** Task requirements **
Would you transcribe the listing that follows, character for character, and omit its images?

START Data segment

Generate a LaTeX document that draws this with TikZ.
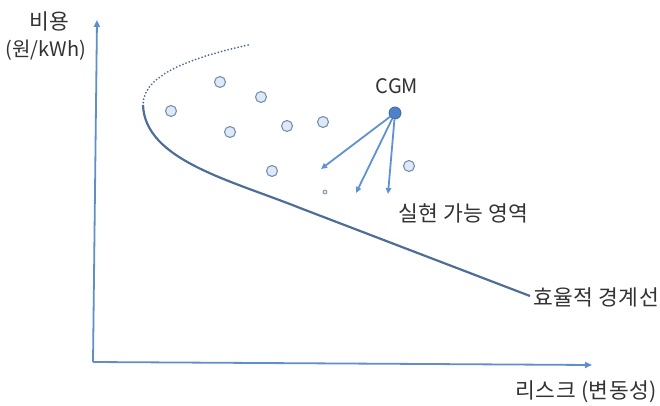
\documentclass[tikz,border=0pt]{standalone}
\usepackage{fontspec}
\setmainfont{Noto Sans CJK KR}
\usetikzlibrary{arrows.meta}
\definecolor{axisblue}{HTML}{5F8FC8}
\definecolor{curveblue}{HTML}{4E6E98}
\definecolor{ptfill}{HTML}{DCE9F6}
\definecolor{ptline}{HTML}{7A8FAE}
\definecolor{cgmfill}{HTML}{4D82C6}
\definecolor{arrblue}{HTML}{5E92D2}
\definecolor{txt}{HTML}{333333}
\begin{document}
\begin{tikzpicture}[x=1pt,y=-1pt,
  lbl/.style={font=\fontsize{20}{22}\selectfont, text=txt, inner sep=0pt},
  klbl/.style={font=\fontsize{21.5}{24}\selectfont\addfontfeatures{LetterSpace=2}, text=txt, inner sep=0pt},
  axisline/.style={draw=axisblue, line width=1.8pt, -{Triangle[length=7pt,width=6pt]}},
  frontier/.style={draw=curveblue, line width=2.2pt},
  frontierdots/.style={draw=curveblue, line width=2pt, line cap=round, dash pattern=on 0pt off 3.4pt},
  pt/.style={circle, draw=ptline, fill=ptfill, line width=1.1pt, minimum size=11pt, inner sep=0pt},
  cgmdot/.style={circle, draw=cgmfill!80!black, fill=cgmfill, line width=0.8pt, minimum size=12pt, inner sep=0pt},
  tinypt/.style={circle, draw=ptline, fill=ptfill, line width=0.8pt, minimum size=4pt, inner sep=0pt},
  move/.style={draw=arrblue, line width=1.8pt, -{Triangle[length=6pt,width=5.5pt]}}]
\useasboundingbox (0,0) rectangle (660,406);
% axes
\coordinate (O) at (93,362);
\coordinate (ytip) at (97,20);
\coordinate (xtip) at (592,365);
\draw[axisline] (O) -- (ytip);
\draw[axisline] (O) -- (xtip);
\node[klbl] (ylab1) at (49,21) {비용};
\node[lbl] (ylab2) at (46,50) {(원/kWh)};
\node[klbl, anchor=east] (xlab) at (657,392) {리스크 (변동성)};
% efficient frontier
\coordinate (fa) at (248,45);
\coordinate (fb) at (143,105);
\coordinate (fc) at (300,208);
\coordinate (fd) at (530,296);
\draw[frontierdots] (fa) .. controls (190,58) and (143,75) .. (fb);
\draw[frontier] (fb) .. controls (145,160) and (230,180) .. (fc) -- (fd);
\node[klbl, anchor=west] (flab) at (533,297) {효율적 경계선};
% portfolios
\node[pt] (p1) at (220,82) {};
\node[pt] (p2) at (171,111) {};
\node[pt] (p3) at (261,97) {};
\node[pt] (p4) at (230,132) {};
\node[pt] (p5) at (287,126) {};
\node[pt] (p6) at (323,122) {};
\node[pt] (p7) at (272,171) {};
\node[pt] (p8) at (409,166) {};
\node[tinypt] (p9) at (325,192) {};
% CGM
\node[cgmdot] (cgm) at (395,113) {};
\node[lbl] (cgmlab) at (397,86) {CGM};
\coordinate (t1) at (321,169);
\coordinate (t2) at (356,193);
\coordinate (t3) at (388,194);
\draw[move] (cgm) -- (t1);
\draw[move] (cgm) -- (t2);
\draw[move] (cgm) -- (t3);
\node[klbl, anchor=west] (feas) at (398,213) {실현 가능 영역};
\end{tikzpicture}
\end{document}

END Data segment

** Exercise answer **
Generate a LaTeX document that draws this with TikZ.
\documentclass[tikz,border=0pt]{standalone}
\usepackage{fontspec}
\setmainfont{Noto Sans CJK KR}
\usetikzlibrary{arrows.meta}
\definecolor{axisblue}{HTML}{5F8FC8}
\definecolor{curveblue}{HTML}{4E6E98}
\definecolor{ptfill}{HTML}{DCE9F6}
\definecolor{ptline}{HTML}{7A8FAE}
\definecolor{cgmfill}{HTML}{4D82C6}
\definecolor{arrblue}{HTML}{5E92D2}
\definecolor{txt}{HTML}{333333}
\begin{document}
\begin{tikzpicture}[x=1pt,y=-1pt,
  lbl/.style={font=\fontsize{20}{22}\selectfont, text=txt, inner sep=0pt},
  klbl/.style={font=\fontsize{21.5}{24}\selectfont\addfontfeatures{LetterSpace=2}, text=txt, inner sep=0pt},
  axisline/.style={draw=axisblue, line width=1.8pt, -{Triangle[length=7pt,width=6pt]}},
  frontier/.style={draw=curveblue, line width=2.2pt},
  frontierdots/.style={draw=curveblue, line width=2pt, line cap=round, dash pattern=on 0pt off 3.4pt},
  pt/.style={circle, draw=ptline, fill=ptfill, line width=1.1pt, minimum size=11pt, inner sep=0pt},
  cgmdot/.style={circle, draw=cgmfill!80!black, fill=cgmfill, line width=0.8pt, minimum size=12pt, inner sep=0pt},
  tinypt/.style={circle, draw=ptline, fill=ptfill, line width=0.8pt, minimum size=4pt, inner sep=0pt},
  move/.style={draw=arrblue, line width=1.8pt, -{Triangle[length=6pt,width=5.5pt]}}]
\useasboundingbox (0,0) rectangle (660,406);
% axes
\coordinate (O) at (93,362);
\coordinate (ytip) at (97,20);
\coordinate (xtip) at (592,365);
\draw[axisline] (O) -- (ytip);
\draw[axisline] (O) -- (xtip);
\node[klbl] (ylab1) at (49,21) {비용};
\node[lbl] (ylab2) at (46,50) {(원/kWh)};
\node[klbl, anchor=east] (xlab) at (657,392) {리스크 (변동성)};
% efficient frontier
\coordinate (fa) at (248,45);
\coordinate (fb) at (143,105);
\coordinate (fc) at (300,208);
\coordinate (fd) at (530,296);
\draw[frontierdots] (fa) .. controls (190,58) and (143,75) .. (fb);
\draw[frontier] (fb) .. controls (145,160) and (230,180) .. (fc) -- (fd);
\node[klbl, anchor=west] (flab) at (533,297) {효율적 경계선};
% portfolios
\node[pt] (p1) at (220,82) {};
\node[pt] (p2) at (171,111) {};
\node[pt] (p3) at (261,97) {};
\node[pt] (p4) at (230,132) {};
\node[pt] (p5) at (287,126) {};
\node[pt] (p6) at (323,122) {};
\node[pt] (p7) at (272,171) {};
\node[pt] (p8) at (409,166) {};
\node[tinypt] (p9) at (325,192) {};
% CGM
\node[cgmdot] (cgm) at (395,113) {};
\node[lbl] (cgmlab) at (397,86) {CGM};
\coordinate (t1) at (321,169);
\coordinate (t2) at (356,193);
\coordinate (t3) at (388,194);
\draw[move] (cgm) -- (t1);
\draw[move] (cgm) -- (t2);
\draw[move] (cgm) -- (t3);
\node[klbl, anchor=west] (feas) at (398,213) {실현 가능 영역};
\end{tikzpicture}
\end{document}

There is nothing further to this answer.